US: Retail feels the squeeze
The spike in Covid-19 cases is hurting sentiment while also prompting more and more movement restrictions that are coming with a high economic cost. Two consecutive monthly retail sales declines could easily turn into three, which underlines the case for more fiscal support for the economy
US retail sales fell 1.1% month-on-month in December versus the -0.3% consensus forecast with weakness, unfortunately, seen throughout the report. In fact, it is easier to give you the ones that rose – just 3 components – building materials +1.1%, food & beverage +1.6% and non-store +0.2%. It is a very disappointing outcome and as we head to a December and January period that is likely to struggle even more as Covid containment measures kick in, this puts more pressure on Washington to agree on a fiscal support package.
Retail sales levels
The big falls were in electronics (-3.5%), clothing (-6.8%), department stores (-7.7%) and eating/drinking out (-4%). Moreover, there were downward revisions to October’s data with the headline retail sales figure moving from a 0.3% MoM growth rate to a 0.1% contraction.
Significantly, the “control” group, which excludes volatile food, gasoline and building materials and better maps onto consumer spending within the GDP report fell 0.1% in October and 0.5% in November. We could certainly see a decline in December as well, which suggests that the current 4Q20 GDP consensus forecast of 4.5% annualized growth is looking a little optimistic. We wouldn’t be surprised to see something closer to 2% with a potential negative reading for 1Q21 despite the vaccination program that is now underway.

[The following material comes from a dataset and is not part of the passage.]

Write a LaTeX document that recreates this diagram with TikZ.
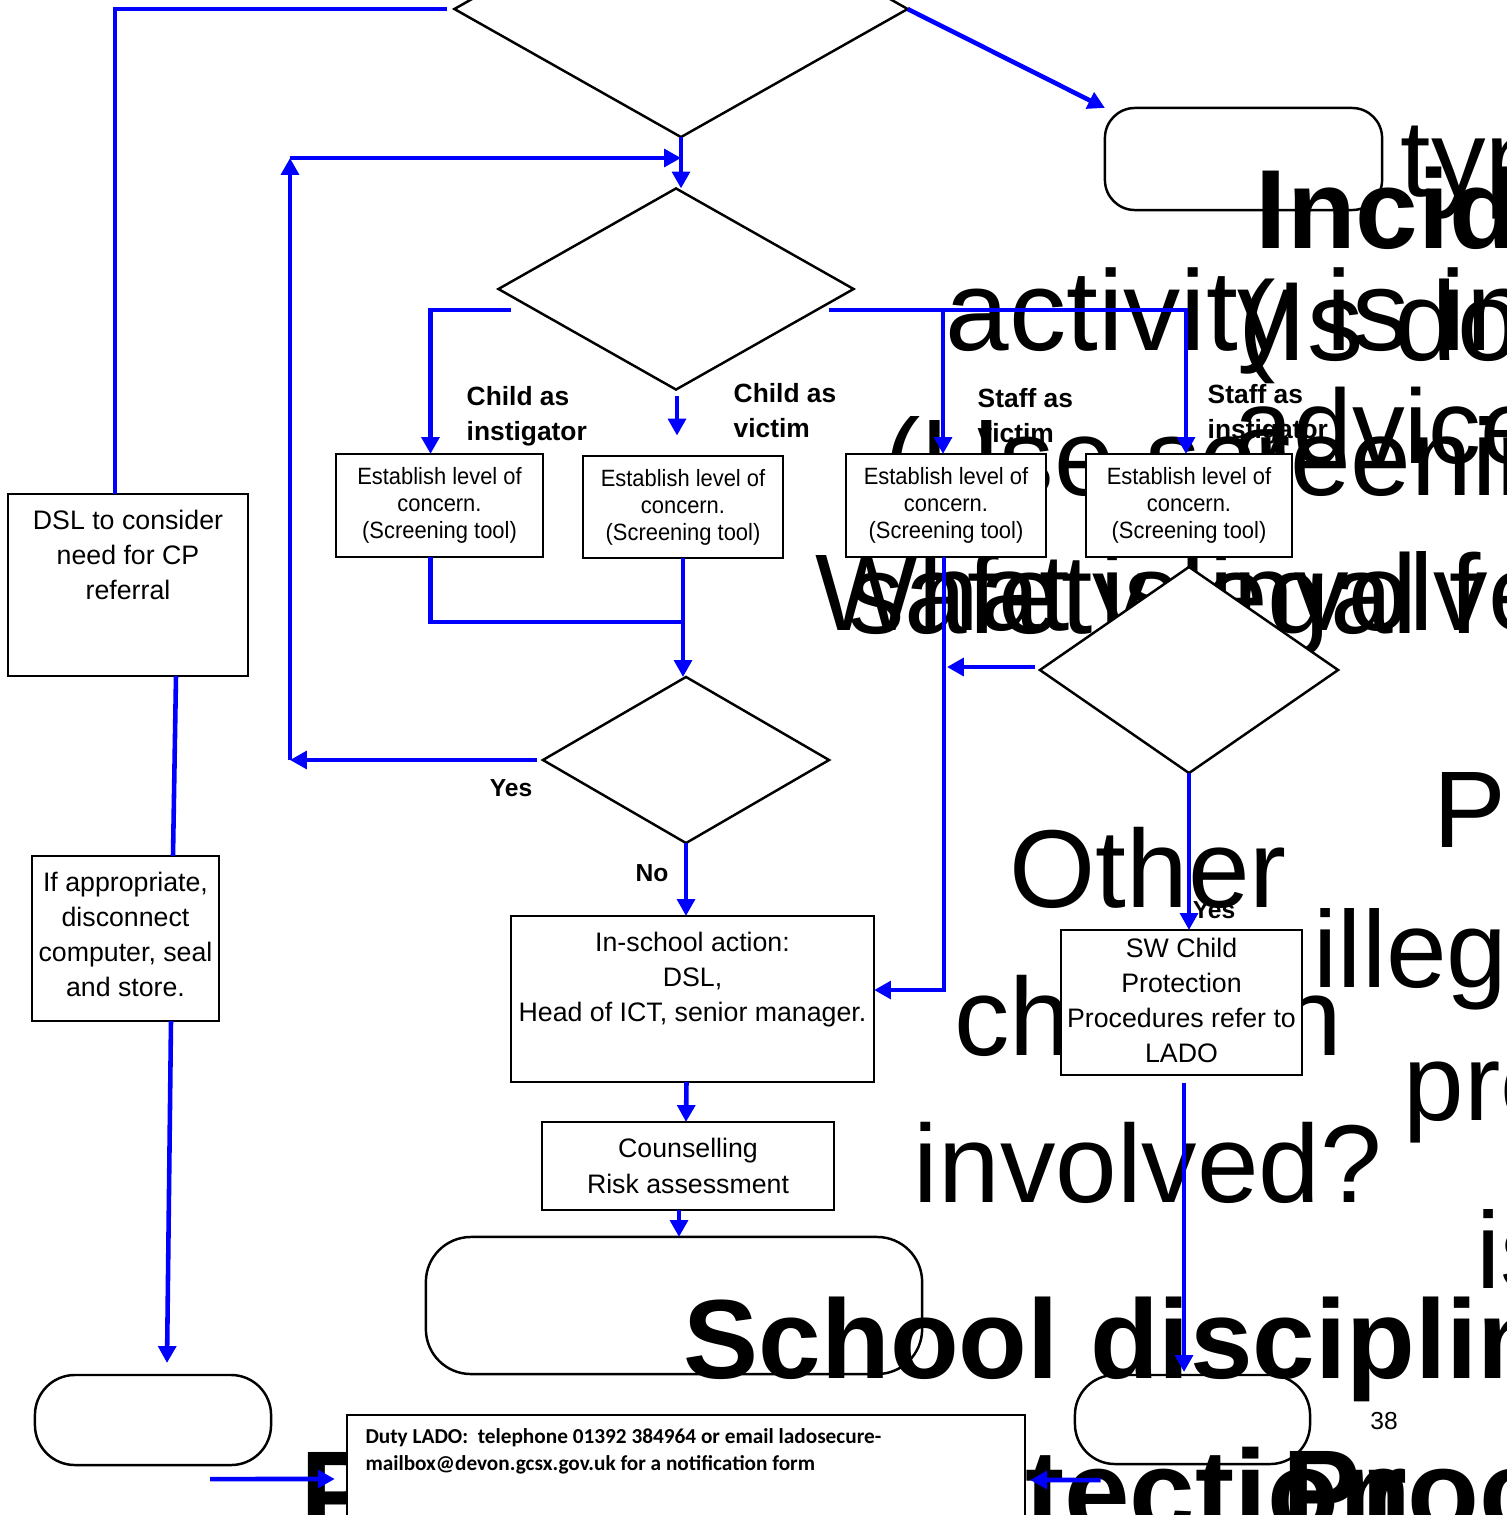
\documentclass[tikz,border=0pt]{standalone}
\usepackage{fontspec}
\setmainfont{Liberation Sans}
\newfontfamily\narrowfont[FakeStretch=0.93]{Liberation Sans}
\newfontfamily\ladofont{Carlito}
\usetikzlibrary{shapes.geometric,arrows.meta,calc,positioning}

\tikzset{
  flow/.style={draw=blue, line width=1.3pt},
  flowarr/.style={flow, -{Triangle[length=4.8pt,width=5pt]}},
  box/.style={draw, fill=white, line width=0.7pt, inner sep=0pt, outer sep=0pt, align=center},
  decision/.style={diamond, draw, fill=white, line width=0.7pt, inner sep=0pt, outer sep=0pt},
  terminal/.style={draw, fill=white, line width=0.7pt, inner sep=0pt, outer sep=0pt},
  plaintext/.style={font=\fontsize{7.6}{10}\selectfont},
  screentext/.style={font=\narrowfont\fontsize{6.7}{7.7}\selectfont},
  branch/.style={font=\bfseries\fontsize{7.5}{10}\selectfont, align=left, inner sep=0pt, anchor=north west},
  answer/.style={font=\bfseries\fontsize{7}{8}\selectfont, inner sep=0pt},
  overflow/.style={inner sep=0pt, anchor=base west, font=\fontsize{31}{31}\selectfont},
  overbold/.style={overflow, font=\bfseries\fontsize{32}{32}\selectfont}
}

\begin{document}
\begin{tikzpicture}[x=0.01cm,y=-0.01cm]
	\useasboundingbox (0,0) rectangle (1507,1515);

	% end boxes
	\node[terminal, rounded corners=0.3cm, minimum width=2.77cm, minimum height=1.02cm] (incident) at (1243.5,159) {};
	\node[terminal, rounded corners=0.45cm, minimum width=4.96cm, minimum height=1.37cm] (discipline) at (674,1305.5) {};
	\node[terminal, rounded corners=0.4cm, minimum width=2.36cm, minimum height=0.90cm] (police) at (153,1420) {};
	\node[terminal, rounded corners=0.4cm, minimum width=2.35cm, minimum height=0.89cm] (protection) at (1192.5,1419.5) {};

	% text running out of its shapes
	\node[overflow] (ovtype) at (1400,196) {type};
	\node[overbold] (ovincident) at (1255,248) {Incident};
	\node[overflow, font=\fontsize{32.5}{32.5}\selectfont] (ovactivity) at (945,350) {activity is in};
	\node[overflow, font=\fontsize{32}{32}\selectfont] (ovdoubt) at (1238,360) {(Is do};
	\node[overflow, font=\fontsize{30}{30}\selectfont] (ovadvice) at (1234,463) {advice};
	\node[overflow] (ovscreen) at (884,495) {(Use screening};
	\node[overflow] (ovwhat) at (815,630) {What is involved};
	\node[overflow, font=\fontsize{32}{32}\selectfont] (ovsafety) at (848,633) {safety legal f};
	\node[overflow, anchor=base, font=\fontsize{31.5}{31.5}\selectfont] (ovother) at (1148,907) {Other};
	\node[overflow, anchor=base, font=\fontsize{31.5}{31.5}\selectfont] (ovchildren) at (1148,1055) {children};
	\node[overflow, anchor=base, font=\fontsize{31.5}{31.5}\selectfont] (ovinvolved) at (1148,1202) {involved?};
	\node[overflow] (ovp) at (1433,847) {P};
	\node[overflow] (ovillegal) at (1313,987) {illegal};
	\node[overflow] (ovprocess) at (1403,1120) {process};
	\node[overflow] (ovis) at (1476,1288) {is};
	\node[overbold] (ovschool) at (683,1378) {School disciplinary};
	\node[overbold, font=\bfseries\fontsize{33.5}{33.5}\selectfont] (ovprotect) at (828,1532) {Protection};
	\node[overbold, font=\bfseries\fontsize{33.5}{33.5}\selectfont] (ovproc) at (1282,1532) {Procedures};
	\node[overbold, font=\bfseries\fontsize{33.5}{33.5}\selectfont] (ovpol) at (300,1533) {P};

	% decisions
	\node[decision, minimum width=4.53cm, minimum height=2.56cm] (type) at (681,9) {};
	\node[decision, minimum width=3.55cm, minimum height=2.01cm] (who) at (676,289) {};
	\node[decision, minimum width=2.86cm, minimum height=1.66cm] (serious) at (686,760) {};
	\node[decision, minimum width=2.98cm, minimum height=2.06cm] (others) at (1189,670) {};

	% boxes
	\node[box, minimum width=2.40cm, minimum height=1.82cm] (dsl) at (128,585) {};
	\node[plaintext, anchor=north, align=center, inner sep=0pt] (dsltext) at ($(dsl.north)+(0,15)$) {DSL to consider\\need for CP\\referral};
	\node[box, minimum width=1.87cm, minimum height=1.65cm] (store) at (125.5,938.5) {};
	\node[plaintext, anchor=north, align=center, inner sep=0pt] (storetext) at ($(store.north)+(0,15)$) {If appropriate,\\disconnect\\computer, seal\\and store.};
	\node[box, screentext, minimum width=2.07cm, minimum height=1.03cm] (levelA) at (439.5,505.5) {Establish level of\\concern.\\(Screening tool)};
	\node[box, screentext, minimum width=2.00cm, minimum height=1.02cm] (levelB) at (683,507) {Establish level of\\concern.\\(Screening tool)};
	\node[box, screentext, minimum width=2.00cm, minimum height=1.03cm] (levelC) at (946,505.5) {Establish level of\\concern.\\(Screening tool)};
	\node[box, screentext, minimum width=2.06cm, minimum height=1.03cm] (levelD) at (1189,505.5) {Establish level of\\concern.\\(Screening tool)};
	\node[box, minimum width=3.63cm, minimum height=1.66cm] (inschool) at (692.5,999) {};
	\node[plaintext, anchor=north, align=center, inner sep=0pt] (inschooltext) at ($(inschool.north)+(0,15)$) {In-school action:\\DSL,\\Head of ICT, senior manager.};
	\node[box, plaintext, minimum width=2.92cm, minimum height=0.88cm] (counsel) at (688,1166) {Counselling\\Risk assessment};
	\node[box, plaintext, minimum width=2.41cm, minimum height=1.45cm] (swcp) at (1181.5,1002.5) {};
	\node[plaintext, anchor=north, align=center, inner sep=0pt] (swcptext) at ($(swcp.north)+(0,7)$) {SW Child\\Protection\\Procedures refer to\\LADO};
	\node[box, minimum width=6.78cm, minimum height=1.3cm] (lado) at (686,1480) {};
	\node[anchor=north west, align=left, inner sep=0pt, font=\ladofont\bfseries\fontsize{6.05}{7.7}\selectfont] (ladotext) at ($(lado.north west)+(18,13)$) {Duty LADO:\ \ telephone 01392 384964 or email ladosecure-\\mailbox@devon.gcsx.gov.uk for a notification form};

	% labels
	\node[branch] (kidinst) at (466,386) {Child as\\instigator};
	\node[branch] (kidvict) at (733,383) {Child as\\victim};
	\node[branch] (staffvict) at (977,388) {Staff as\\victim};
	\node[branch] (staffinst) at (1207,384) {Staff as\\instigator};
	\node[answer] (yesleft) at (511,788) {Yes};
	\node[answer] (no) at (652,873) {No};
	\node[answer] (yesright) at (1214,910) {Yes};
	\node[font=\fontsize{7}{8}\selectfont, inner sep=0pt] (page) at (1384,1421) {38};

	% connectors
	\coordinate (loopleft) at (290,760);
	\coordinate (looptop) at (290,158);
	\coordinate (childbranch) at (511,310);
	\coordinate (staffbranch) at (829,310);
	\coordinate (cdrop) at ($(levelC.north)+(-3,0)$);

	\draw[flow] ($(type.west)+(-7,0)$) -| ($(dsl.north)+(-13,0)$);
	\draw[flowarr] (type.east) -- (incident.north west);
	\draw[flowarr] (type.south) -- (type.south |- who.north);
	\draw[flowarr] ($(serious.west)+(-6,0)$) -- (loopleft);
	\draw[flowarr] (loopleft) -- (looptop);
	\draw[flowarr] (looptop) -- (looptop -| type.south);
	\draw[flowarr] (childbranch) -| ($(levelA.north)+(-9,0)$);
	\draw[flowarr] ($(who.south)+(1,6)$) -- ++(0,40);
	\draw[flowarr] (staffbranch) -| ($(levelD.north)+(-3,0)$);
	\draw[flowarr] (cdrop |- staffbranch) -- (cdrop);
	\draw[flow] ($(levelA.south)+(-9,0)$) |- (levelB.south |- 0,622);
	\draw[flowarr] (levelB.south) -- (levelB.south |- serious.north);
	\draw[flowarr] (serious.south) -- (serious.south |- inschool.north);
	\draw[flowarr] ($(levelC.south)+(-2,0)$) |- ($(inschool.east)+(0,-9)$);
	\draw[flowarr] ($(others.west)+(-5,-3)$) -- ++(-88,0);
	\draw[flowarr] (others.south) -- (others.south |- swcp.north);
	\draw[flowarr] ($(inschool.south)+(-6,0)$) -- ($(counsel.north)+(-2,0)$);
	\draw[flowarr] ($(counsel.south)+(-9,0)$) -- ($(discipline.north)+(5,0)$);
	\draw[flow] ($(dsl.south)+(48,0)$) -- ($(store.north)+(47.5,0)$);
	\draw[flowarr] ($(store.south)+(45.5,0)$) -- ($(police.north)+(14,-12)$);
	\draw[flowarr] ($(swcp.south)+(2.5,8)$) -- ($(protection.north)+(-8.5,-3)$);
	\draw[flowarr] ($(police.south east)+(-61,14)$) -- ($(lado.west)+(-12,-1)$);
	\draw[flowarr] ($(protection.south)+(-92,16)$) -- ($(lado.east)+(5,0)$);

\end{tikzpicture}
\end{document}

Key retail sales component divergences
With an increasing number of city mayors and state governors warning of more movement restrictions to combat the rise in Covid-19 cases, the economy is facing a period of growing uncertainty. With more restaurants being forced to close and the threat of closure of non-essential retail in some areas the need for more support for the economy is growing. Hopefully we will get a fiscal package agreed to mitigate some of these headwinds, but it won’t be able to fully offset weaker consumer spending or the threat of rising joblessness.